“The Turks are always very friendly,” almost all Kastellorizo’s residents agree when asked by Kathimerini, and many go on to point to Gogo and Kerem.
I don’t know if it’s my hunger speaking, but I don’t think I’ve ever seen more appetizing fried calamari than that being tipped out of Gogo’s pan in the kitchen of the Athena taverna. Like all the other tavernas and cafes on Kastellorizo, it’s packed. It looks like everyone has turned up in their Sunday best for Greek President Katerina Sakellaropoulou’s visit to the southeastern Aegean island as it celebrates the anniversary of its liberation. Even a turtle honors us with its presence, swimming among the fishing boats in the harbor hoping for a snack.
“Ready!” Gogo says as she places the plate on the serving counter, before turning to me and asking: “So, who told you about me?” The answer is many people. The story of Gogo, a Greek, and Kerem, a Turk – who met, fell in love, got married and have lived on the island for the past six months despite the acrimony, the angry rhetoric and the hostile media is a story the islanders love to tell.

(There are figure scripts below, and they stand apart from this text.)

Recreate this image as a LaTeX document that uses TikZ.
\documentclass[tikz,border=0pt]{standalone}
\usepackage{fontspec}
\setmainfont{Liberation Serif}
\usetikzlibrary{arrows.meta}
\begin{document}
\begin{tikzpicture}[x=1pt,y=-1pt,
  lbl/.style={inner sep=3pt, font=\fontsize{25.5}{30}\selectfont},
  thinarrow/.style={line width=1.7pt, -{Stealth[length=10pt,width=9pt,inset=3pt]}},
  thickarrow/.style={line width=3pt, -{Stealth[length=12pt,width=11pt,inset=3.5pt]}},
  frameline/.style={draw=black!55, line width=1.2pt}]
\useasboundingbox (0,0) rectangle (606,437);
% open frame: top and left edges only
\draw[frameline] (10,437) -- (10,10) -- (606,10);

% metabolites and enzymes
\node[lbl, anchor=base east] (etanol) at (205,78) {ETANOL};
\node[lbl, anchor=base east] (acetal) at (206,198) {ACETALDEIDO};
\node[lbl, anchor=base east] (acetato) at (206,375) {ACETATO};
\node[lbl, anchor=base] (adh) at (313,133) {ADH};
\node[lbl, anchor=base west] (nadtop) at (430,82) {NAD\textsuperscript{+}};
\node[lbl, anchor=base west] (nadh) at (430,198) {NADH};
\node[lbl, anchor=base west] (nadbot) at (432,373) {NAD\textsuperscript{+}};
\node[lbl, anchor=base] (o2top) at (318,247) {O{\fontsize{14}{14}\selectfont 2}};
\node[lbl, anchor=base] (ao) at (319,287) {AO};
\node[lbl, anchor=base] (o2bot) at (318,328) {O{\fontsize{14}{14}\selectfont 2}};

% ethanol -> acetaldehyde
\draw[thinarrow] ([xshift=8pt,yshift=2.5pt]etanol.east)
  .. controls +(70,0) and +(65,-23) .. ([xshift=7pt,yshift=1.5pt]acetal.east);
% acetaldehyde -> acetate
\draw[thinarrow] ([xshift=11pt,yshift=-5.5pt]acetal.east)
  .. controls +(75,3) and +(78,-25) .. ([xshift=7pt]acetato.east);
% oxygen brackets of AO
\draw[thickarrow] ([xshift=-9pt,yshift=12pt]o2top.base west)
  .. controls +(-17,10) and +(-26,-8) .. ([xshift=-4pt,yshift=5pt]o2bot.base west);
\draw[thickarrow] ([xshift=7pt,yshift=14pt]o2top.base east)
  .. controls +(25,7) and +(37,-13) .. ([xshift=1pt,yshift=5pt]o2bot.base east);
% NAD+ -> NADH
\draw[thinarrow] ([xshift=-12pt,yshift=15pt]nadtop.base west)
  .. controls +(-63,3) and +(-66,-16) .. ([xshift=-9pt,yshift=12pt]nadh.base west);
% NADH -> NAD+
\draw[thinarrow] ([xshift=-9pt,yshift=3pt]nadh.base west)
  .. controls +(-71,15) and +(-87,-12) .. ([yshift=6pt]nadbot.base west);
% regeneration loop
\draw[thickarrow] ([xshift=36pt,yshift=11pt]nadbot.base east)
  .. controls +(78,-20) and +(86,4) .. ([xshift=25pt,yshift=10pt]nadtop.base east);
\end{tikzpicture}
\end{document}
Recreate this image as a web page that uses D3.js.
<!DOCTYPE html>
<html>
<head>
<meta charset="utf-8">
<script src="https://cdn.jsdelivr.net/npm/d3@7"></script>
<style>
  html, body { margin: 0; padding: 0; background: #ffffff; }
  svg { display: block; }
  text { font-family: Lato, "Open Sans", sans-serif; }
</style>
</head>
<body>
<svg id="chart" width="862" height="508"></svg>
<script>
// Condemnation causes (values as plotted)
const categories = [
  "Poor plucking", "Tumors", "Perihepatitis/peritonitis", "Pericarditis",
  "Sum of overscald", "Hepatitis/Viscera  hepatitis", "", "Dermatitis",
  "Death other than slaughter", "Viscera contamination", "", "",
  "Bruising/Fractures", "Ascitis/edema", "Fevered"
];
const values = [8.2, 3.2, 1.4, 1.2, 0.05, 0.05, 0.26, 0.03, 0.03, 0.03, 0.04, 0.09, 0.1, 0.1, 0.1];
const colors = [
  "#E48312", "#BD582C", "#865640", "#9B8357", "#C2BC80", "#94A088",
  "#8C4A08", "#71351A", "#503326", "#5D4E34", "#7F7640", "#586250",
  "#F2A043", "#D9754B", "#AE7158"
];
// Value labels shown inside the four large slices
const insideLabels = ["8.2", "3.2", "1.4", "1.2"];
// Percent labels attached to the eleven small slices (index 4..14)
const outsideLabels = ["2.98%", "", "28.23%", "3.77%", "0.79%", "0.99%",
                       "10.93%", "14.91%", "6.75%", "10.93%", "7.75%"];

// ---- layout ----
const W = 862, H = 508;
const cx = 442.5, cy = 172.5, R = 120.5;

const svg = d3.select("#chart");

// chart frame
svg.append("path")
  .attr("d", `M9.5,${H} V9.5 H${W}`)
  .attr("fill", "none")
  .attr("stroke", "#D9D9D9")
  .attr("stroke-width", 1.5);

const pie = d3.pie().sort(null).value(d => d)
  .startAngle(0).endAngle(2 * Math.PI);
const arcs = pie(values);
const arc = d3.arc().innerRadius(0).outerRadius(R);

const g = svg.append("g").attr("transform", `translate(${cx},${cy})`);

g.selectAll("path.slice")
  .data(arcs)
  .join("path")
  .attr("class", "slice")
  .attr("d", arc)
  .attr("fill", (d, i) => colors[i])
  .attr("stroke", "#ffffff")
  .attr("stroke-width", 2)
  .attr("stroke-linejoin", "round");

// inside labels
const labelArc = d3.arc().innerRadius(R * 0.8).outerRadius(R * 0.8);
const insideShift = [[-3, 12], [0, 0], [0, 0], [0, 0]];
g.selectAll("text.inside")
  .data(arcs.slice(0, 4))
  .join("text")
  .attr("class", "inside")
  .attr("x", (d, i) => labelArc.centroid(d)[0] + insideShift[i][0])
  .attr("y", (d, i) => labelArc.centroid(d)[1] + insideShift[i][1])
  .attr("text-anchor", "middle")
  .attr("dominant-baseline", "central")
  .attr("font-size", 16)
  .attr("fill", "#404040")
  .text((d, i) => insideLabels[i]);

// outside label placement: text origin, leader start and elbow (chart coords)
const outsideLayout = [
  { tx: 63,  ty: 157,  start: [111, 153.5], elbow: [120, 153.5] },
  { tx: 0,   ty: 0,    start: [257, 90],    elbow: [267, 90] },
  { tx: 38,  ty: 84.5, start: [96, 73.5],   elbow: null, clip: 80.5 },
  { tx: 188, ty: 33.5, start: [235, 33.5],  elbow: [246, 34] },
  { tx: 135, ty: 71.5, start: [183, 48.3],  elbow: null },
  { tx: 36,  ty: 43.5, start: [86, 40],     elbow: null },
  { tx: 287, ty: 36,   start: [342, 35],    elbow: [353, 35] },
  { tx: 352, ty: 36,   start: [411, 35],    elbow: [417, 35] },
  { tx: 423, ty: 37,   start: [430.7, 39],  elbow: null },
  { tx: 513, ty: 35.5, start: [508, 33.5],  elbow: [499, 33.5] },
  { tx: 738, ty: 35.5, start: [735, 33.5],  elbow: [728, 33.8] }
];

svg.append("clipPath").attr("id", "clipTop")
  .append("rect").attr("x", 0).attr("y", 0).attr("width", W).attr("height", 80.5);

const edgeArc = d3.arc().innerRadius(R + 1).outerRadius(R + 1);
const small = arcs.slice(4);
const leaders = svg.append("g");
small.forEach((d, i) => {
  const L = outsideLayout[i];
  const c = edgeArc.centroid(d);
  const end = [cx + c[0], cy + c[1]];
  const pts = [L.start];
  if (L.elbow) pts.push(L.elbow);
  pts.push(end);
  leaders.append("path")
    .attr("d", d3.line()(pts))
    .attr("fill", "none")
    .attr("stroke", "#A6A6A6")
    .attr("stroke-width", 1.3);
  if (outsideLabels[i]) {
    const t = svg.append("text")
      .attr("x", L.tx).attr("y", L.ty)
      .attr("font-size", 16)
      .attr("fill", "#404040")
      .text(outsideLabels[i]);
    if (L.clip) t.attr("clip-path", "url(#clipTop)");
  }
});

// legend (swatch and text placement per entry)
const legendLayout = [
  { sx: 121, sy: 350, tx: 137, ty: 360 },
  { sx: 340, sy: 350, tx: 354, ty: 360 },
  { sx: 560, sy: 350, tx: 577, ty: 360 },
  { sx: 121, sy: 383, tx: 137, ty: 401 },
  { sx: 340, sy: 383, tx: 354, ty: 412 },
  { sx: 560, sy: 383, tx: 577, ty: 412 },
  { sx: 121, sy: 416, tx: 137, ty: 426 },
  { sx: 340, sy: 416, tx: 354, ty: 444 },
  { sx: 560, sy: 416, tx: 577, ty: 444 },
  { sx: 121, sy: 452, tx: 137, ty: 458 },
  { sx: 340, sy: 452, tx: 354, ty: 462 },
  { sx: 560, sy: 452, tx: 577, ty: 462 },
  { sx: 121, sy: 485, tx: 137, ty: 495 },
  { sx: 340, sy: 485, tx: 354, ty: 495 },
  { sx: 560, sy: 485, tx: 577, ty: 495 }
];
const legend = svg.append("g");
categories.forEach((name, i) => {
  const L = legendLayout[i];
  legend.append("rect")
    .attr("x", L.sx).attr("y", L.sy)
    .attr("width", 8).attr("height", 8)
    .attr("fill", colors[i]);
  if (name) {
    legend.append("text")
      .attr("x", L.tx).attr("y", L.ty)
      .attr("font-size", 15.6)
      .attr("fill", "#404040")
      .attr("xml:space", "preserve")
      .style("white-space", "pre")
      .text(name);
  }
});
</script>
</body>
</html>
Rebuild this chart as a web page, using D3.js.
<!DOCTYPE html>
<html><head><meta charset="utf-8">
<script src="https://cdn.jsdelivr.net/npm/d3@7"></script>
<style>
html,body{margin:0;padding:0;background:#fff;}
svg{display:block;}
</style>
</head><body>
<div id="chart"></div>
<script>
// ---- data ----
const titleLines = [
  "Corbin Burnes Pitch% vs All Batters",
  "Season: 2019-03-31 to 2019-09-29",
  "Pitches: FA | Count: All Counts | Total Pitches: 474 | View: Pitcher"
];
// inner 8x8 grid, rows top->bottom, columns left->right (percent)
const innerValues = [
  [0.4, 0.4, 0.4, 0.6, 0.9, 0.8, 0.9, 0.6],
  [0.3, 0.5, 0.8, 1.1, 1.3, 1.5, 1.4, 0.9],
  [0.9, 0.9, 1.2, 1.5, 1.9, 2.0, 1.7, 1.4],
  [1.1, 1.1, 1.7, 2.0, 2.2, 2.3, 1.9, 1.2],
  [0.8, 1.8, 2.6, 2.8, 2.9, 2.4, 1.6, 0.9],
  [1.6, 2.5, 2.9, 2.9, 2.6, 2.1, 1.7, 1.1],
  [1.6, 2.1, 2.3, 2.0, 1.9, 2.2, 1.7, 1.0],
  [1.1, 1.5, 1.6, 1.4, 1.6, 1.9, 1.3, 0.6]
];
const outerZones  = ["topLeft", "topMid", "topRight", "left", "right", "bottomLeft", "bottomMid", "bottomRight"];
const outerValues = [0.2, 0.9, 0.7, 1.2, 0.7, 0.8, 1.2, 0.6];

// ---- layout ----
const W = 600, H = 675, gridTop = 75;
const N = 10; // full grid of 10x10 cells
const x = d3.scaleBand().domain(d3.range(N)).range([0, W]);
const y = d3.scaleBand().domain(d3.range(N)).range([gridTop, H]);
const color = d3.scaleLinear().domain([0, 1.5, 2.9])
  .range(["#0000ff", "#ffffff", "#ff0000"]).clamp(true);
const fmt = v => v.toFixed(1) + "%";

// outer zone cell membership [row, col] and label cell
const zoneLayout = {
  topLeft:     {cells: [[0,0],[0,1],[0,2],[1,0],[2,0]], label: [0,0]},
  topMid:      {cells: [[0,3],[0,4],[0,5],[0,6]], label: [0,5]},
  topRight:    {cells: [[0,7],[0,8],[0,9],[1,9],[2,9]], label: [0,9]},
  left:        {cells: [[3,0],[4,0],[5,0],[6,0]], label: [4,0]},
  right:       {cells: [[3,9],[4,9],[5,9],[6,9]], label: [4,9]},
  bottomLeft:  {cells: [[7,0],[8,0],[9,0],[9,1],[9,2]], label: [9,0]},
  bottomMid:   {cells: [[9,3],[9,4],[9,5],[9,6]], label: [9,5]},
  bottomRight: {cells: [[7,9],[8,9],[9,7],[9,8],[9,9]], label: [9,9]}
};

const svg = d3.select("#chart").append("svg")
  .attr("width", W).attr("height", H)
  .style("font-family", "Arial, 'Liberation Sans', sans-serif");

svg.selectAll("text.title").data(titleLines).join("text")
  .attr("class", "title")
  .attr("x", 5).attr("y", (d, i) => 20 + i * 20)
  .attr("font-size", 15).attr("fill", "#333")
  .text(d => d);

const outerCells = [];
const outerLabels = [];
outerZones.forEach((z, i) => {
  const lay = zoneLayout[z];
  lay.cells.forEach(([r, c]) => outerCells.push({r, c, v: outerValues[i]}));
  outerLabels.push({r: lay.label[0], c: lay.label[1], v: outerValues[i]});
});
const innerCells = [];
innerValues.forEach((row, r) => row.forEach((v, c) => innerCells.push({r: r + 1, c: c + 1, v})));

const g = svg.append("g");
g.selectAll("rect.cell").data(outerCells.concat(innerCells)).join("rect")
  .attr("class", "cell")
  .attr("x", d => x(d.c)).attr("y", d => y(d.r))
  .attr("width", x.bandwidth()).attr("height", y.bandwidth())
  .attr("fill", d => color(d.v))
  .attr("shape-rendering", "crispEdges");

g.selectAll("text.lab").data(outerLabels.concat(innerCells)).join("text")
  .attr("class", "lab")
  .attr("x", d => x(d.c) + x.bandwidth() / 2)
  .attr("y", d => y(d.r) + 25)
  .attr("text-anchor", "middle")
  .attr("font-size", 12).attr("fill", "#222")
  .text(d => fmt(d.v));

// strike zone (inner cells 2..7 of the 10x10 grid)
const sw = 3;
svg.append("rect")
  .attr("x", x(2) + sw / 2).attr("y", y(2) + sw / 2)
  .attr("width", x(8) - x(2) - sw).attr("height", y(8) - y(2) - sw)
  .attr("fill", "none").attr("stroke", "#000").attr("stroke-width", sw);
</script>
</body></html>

“I’ve been coming here since 1999 and I’ve never been afraid,” Sotiria Daniilidou had told me earlier in the day as we sat down for coffee at the port of Kastellorizo, which lies roughly 2 kilometers from the Turkish coast and is one of the hot points of the Aegean. She’s obviously not very comfortable talking to the press. People on the island have repeatedly stated one thing and had another be reported. Fear sells.
“My son and his wife have lived here on Kastellorizo for years and they’ve never had any problems,” adds Anna Martala from the next table.
“The Turks are always very friendly,” continued Daniilidou. “We’ve even had mixed marriages! Have you met Gogo?”
Gogo met Kerem on June 20, 2019, at this very taverna. A mechanic on the touring boats sailing between the Turkish coast and the Greek island, Kerem often stopped here for coffee.
“I was fanatically anti-Turk at the time. I couldn’t even look at him. I made his coffee with tap water, which is undrinkable,” admits Gogo.
Kerem was patient until one day, he took her by the hand and asked her to talk with him. “You’re a person and I’m a person. I love the same way you love,” she remembers him telling her. “He talked to me in simple, human terms and I started to look at things differently,” says Gogo.
Their flirtation soon blossomed into a relationship. “My parents didn’t want him. Only my grandfather said: ‘Take him, but go.’” Six months later, the young couple moved to Turkey. “I was apprehensive at first; I didn’t know what I was up against, what I would find there, whether he would treat me well. We keep being told that Turks are barbarians. All I have to say is that we’re the barbarians in many ways. My mother-in-law welcomed me into her home and her heart, and was my rock when I missed my family. She never pressured me. ‘There’s only one God,’ she’d say.”
Another thing that surprised her was the fact that normal Turks did not seem to spend so much time worrying about Greece as Greeks do about Turkey. “They don’t care about the island or what [Greek Prime Minister Kyriakos] Mitsotakis said. It’s the journalists who are frightening us, stoking fear by the way they report things,” says Gogo.
Gogo and Kerem spent most of the pandemic in Turkey and returned to Kastellorizo six months ago. Seeing how well suited the couple was, Gogo’s parents also opened their home and hearts to Kerem. As did the other islanders. “Kerem has more friends than I do now,” quips Gogo.
The couple are already joined in civil matrimony and had planned to hold a church wedding this Saturday, on September 17. The wedding was moved to next year, however, after Gogo’s grandfather died.
“As soon as a year has passed,” says Gogo, taking a moment, before grabbing the frying pan again.
People come and go outside. So does the turtle, who has found a safe haven in the harbor’s balmy waters. No one knows where she’s from: the nesting beaches of Rhodes or the southwestern coast of Turkey?